═════ Record excerpts

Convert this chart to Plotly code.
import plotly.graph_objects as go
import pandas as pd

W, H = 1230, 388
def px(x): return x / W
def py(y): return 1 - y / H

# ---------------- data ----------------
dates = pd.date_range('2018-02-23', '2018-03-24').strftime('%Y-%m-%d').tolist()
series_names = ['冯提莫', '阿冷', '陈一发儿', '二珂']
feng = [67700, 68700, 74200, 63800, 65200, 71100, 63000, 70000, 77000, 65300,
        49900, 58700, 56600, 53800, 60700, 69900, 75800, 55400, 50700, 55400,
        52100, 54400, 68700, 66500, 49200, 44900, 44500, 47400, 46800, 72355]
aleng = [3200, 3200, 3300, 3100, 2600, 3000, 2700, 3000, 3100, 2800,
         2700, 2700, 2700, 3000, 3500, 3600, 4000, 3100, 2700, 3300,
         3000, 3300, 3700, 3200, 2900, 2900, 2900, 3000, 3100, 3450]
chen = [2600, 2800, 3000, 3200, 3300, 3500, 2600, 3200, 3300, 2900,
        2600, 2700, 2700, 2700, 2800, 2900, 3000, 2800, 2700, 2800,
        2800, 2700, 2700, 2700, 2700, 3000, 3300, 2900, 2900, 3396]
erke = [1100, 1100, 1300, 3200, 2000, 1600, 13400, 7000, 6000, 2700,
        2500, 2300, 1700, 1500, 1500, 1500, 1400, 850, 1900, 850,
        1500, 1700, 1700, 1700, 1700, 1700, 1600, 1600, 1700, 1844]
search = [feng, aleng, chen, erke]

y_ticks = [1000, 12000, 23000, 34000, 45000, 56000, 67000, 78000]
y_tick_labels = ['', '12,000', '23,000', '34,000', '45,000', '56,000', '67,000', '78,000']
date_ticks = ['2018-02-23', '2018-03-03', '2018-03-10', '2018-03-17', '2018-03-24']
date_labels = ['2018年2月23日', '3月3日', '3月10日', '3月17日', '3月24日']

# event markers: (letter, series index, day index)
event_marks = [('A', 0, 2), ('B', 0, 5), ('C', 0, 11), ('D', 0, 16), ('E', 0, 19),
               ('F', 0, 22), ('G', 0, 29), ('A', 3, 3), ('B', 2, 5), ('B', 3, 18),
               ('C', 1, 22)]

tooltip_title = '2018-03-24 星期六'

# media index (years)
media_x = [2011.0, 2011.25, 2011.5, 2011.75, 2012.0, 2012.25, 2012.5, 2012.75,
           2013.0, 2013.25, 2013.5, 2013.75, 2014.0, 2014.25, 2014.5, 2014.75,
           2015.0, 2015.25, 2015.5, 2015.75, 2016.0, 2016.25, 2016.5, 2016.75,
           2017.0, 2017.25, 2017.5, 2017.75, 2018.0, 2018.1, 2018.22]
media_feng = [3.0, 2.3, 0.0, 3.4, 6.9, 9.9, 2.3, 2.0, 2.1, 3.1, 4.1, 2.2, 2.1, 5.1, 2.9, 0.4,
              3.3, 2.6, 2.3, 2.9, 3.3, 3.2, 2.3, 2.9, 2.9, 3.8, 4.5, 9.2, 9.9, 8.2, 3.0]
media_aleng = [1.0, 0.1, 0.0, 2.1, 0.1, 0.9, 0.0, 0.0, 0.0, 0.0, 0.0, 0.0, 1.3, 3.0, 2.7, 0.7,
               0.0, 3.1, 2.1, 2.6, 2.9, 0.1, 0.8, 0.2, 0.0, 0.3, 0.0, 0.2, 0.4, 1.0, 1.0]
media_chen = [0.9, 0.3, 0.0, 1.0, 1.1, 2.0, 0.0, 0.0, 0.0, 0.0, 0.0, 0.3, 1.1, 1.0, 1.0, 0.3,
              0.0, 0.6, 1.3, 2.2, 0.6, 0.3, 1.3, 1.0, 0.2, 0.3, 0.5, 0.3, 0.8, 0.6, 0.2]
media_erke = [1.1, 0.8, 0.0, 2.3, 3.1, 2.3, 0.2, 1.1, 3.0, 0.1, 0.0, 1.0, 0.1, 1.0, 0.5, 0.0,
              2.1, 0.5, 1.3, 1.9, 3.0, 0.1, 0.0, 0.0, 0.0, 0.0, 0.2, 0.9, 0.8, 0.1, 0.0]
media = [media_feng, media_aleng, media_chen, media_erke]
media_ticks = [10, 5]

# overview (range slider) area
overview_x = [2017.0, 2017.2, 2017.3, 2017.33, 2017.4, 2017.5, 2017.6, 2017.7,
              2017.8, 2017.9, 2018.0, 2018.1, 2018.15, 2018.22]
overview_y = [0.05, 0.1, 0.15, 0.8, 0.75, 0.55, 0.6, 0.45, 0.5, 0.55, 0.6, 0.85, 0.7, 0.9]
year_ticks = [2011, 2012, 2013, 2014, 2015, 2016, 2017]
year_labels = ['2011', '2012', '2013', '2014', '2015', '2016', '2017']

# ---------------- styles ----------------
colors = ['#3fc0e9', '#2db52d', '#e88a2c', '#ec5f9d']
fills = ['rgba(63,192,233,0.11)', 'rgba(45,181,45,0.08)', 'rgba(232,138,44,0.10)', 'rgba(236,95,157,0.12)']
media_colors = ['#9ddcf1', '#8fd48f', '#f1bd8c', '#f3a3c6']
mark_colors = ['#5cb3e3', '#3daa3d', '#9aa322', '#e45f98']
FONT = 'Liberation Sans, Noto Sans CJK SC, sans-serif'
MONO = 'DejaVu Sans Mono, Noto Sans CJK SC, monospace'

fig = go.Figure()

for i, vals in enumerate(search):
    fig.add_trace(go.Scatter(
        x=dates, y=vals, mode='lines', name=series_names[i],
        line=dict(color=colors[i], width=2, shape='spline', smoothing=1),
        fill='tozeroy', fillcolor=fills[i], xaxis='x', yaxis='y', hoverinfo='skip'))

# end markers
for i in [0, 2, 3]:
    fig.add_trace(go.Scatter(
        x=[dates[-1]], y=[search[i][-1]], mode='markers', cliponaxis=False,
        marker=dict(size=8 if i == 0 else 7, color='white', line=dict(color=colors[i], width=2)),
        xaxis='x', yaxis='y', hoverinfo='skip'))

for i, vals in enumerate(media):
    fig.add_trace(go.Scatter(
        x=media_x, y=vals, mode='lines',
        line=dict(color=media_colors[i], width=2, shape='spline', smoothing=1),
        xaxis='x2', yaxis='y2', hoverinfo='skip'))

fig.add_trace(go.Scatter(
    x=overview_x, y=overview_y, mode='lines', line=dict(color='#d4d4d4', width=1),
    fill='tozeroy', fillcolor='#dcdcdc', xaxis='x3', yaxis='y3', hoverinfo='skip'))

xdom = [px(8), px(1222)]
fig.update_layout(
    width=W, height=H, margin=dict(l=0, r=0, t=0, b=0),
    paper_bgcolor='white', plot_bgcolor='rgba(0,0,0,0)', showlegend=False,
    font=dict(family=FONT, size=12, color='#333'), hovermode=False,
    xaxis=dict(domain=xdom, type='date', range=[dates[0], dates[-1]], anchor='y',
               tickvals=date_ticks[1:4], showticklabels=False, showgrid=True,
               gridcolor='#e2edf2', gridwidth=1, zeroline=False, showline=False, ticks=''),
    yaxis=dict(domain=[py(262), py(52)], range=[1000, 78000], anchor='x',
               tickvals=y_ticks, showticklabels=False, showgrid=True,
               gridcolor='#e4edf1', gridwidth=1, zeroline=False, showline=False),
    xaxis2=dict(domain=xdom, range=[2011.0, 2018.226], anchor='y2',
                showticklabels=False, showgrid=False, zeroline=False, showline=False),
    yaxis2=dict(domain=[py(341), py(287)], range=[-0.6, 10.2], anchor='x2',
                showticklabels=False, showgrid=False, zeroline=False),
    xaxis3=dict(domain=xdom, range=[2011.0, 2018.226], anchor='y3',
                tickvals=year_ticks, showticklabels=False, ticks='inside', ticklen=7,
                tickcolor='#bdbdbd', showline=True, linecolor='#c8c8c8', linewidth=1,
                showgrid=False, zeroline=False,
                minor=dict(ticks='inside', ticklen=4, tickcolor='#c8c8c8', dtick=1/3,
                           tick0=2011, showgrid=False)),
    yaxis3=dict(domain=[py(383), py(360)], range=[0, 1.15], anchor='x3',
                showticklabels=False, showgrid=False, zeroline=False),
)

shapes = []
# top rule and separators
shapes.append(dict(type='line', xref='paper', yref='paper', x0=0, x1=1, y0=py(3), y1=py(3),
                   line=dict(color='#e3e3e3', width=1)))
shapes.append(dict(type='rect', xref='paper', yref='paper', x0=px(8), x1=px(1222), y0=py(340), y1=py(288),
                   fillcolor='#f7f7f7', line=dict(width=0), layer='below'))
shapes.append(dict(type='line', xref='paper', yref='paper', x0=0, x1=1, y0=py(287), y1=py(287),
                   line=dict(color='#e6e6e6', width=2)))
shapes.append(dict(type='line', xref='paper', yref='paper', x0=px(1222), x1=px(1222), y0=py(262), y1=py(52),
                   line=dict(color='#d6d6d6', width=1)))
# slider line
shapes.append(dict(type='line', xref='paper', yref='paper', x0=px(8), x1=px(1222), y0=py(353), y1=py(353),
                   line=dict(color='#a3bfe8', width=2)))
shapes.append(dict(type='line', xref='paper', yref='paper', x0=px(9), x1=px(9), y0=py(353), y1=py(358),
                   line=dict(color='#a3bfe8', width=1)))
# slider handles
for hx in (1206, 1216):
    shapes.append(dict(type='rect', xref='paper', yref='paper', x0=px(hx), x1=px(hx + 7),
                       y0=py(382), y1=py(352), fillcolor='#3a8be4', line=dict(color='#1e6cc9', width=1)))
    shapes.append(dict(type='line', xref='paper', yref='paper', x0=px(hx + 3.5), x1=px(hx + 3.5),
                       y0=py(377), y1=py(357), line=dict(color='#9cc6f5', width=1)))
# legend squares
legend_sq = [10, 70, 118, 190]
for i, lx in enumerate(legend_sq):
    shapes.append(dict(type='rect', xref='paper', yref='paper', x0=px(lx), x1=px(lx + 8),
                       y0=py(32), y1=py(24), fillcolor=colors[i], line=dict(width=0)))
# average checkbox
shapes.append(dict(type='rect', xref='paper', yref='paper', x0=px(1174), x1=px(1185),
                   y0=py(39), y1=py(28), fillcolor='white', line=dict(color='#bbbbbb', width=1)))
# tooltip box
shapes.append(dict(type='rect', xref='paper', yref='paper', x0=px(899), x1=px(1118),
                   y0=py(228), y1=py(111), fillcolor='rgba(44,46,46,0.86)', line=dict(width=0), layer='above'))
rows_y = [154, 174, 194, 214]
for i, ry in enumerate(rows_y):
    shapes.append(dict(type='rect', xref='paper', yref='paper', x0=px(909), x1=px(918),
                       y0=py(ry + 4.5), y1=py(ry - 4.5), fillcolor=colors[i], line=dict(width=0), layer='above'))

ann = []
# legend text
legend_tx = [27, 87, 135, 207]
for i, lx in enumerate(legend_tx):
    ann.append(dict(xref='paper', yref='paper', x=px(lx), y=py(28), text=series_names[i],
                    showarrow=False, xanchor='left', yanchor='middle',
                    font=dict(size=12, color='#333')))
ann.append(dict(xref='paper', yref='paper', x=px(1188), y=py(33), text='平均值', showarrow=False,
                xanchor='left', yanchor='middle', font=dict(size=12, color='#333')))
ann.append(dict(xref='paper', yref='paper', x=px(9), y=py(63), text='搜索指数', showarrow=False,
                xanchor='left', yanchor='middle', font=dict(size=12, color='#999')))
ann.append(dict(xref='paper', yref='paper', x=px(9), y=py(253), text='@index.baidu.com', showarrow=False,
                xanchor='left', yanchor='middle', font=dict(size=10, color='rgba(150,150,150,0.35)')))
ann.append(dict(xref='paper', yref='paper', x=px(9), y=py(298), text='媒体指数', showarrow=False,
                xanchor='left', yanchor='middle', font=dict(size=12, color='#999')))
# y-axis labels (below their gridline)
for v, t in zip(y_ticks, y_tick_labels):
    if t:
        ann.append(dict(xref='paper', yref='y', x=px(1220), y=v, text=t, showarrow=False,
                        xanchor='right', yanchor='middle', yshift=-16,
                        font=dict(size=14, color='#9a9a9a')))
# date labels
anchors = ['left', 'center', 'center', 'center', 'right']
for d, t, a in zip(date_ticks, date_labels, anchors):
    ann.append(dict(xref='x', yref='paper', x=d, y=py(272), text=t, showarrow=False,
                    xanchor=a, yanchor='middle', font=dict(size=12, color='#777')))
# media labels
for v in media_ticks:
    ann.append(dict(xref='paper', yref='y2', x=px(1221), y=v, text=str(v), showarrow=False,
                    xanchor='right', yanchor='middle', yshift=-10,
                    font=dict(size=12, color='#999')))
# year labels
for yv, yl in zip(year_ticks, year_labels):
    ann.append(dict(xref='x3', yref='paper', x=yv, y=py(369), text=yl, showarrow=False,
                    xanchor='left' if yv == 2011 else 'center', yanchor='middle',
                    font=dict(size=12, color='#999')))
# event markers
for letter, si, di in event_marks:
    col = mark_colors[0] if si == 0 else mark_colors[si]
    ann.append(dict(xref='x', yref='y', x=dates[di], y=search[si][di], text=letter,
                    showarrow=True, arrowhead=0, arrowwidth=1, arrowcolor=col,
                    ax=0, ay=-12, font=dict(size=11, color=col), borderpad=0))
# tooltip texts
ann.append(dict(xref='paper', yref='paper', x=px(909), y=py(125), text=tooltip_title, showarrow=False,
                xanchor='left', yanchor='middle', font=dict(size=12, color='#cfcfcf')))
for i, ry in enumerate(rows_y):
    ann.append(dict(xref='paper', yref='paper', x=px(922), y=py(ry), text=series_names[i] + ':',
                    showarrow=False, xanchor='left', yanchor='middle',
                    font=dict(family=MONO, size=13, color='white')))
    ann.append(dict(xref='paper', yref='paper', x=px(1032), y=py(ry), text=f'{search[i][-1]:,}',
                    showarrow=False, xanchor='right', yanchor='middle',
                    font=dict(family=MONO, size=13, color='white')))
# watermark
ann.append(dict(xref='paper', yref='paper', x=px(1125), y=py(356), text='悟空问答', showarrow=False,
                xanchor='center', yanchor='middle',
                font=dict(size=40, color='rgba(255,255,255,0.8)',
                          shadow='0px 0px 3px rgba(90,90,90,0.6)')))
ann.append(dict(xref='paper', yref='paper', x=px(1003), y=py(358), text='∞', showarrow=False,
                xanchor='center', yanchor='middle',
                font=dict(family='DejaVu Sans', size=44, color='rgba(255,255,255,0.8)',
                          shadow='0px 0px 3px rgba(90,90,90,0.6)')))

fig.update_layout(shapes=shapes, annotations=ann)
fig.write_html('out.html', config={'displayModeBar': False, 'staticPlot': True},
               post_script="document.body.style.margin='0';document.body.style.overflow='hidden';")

══════════
═════ Record excerpts

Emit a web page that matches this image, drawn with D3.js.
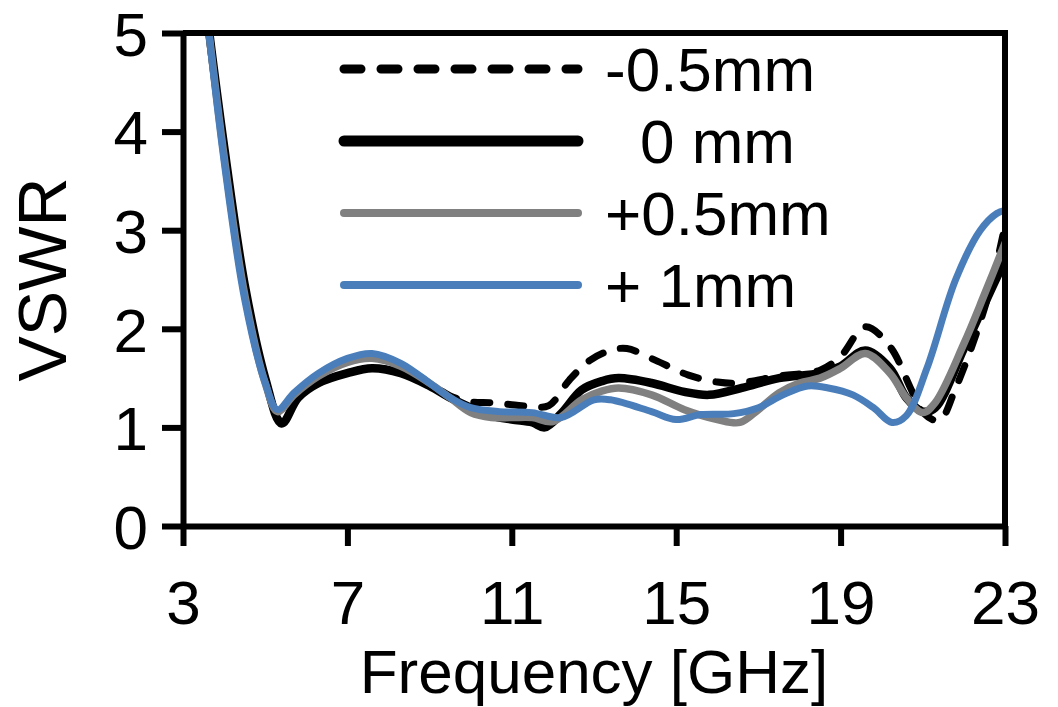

══════════
═════ Record excerpts

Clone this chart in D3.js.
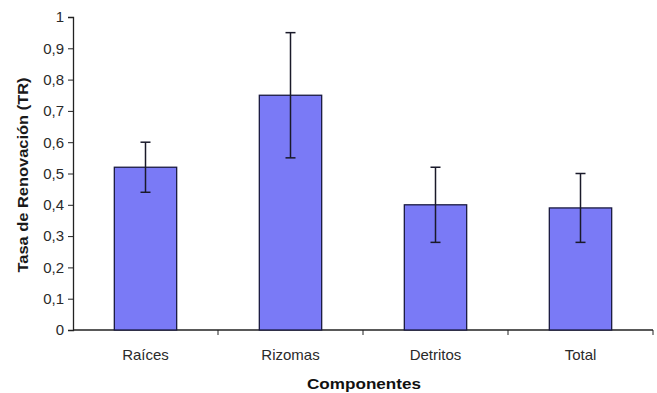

══════════

• [What the exercise asks] Return all lines of the material above in which the word "this" occurs.

• [Result of the task]
Convert this chart to Plotly code.
Emit a web page that matches this image, drawn with D3.js.
Clone this chart in D3.js.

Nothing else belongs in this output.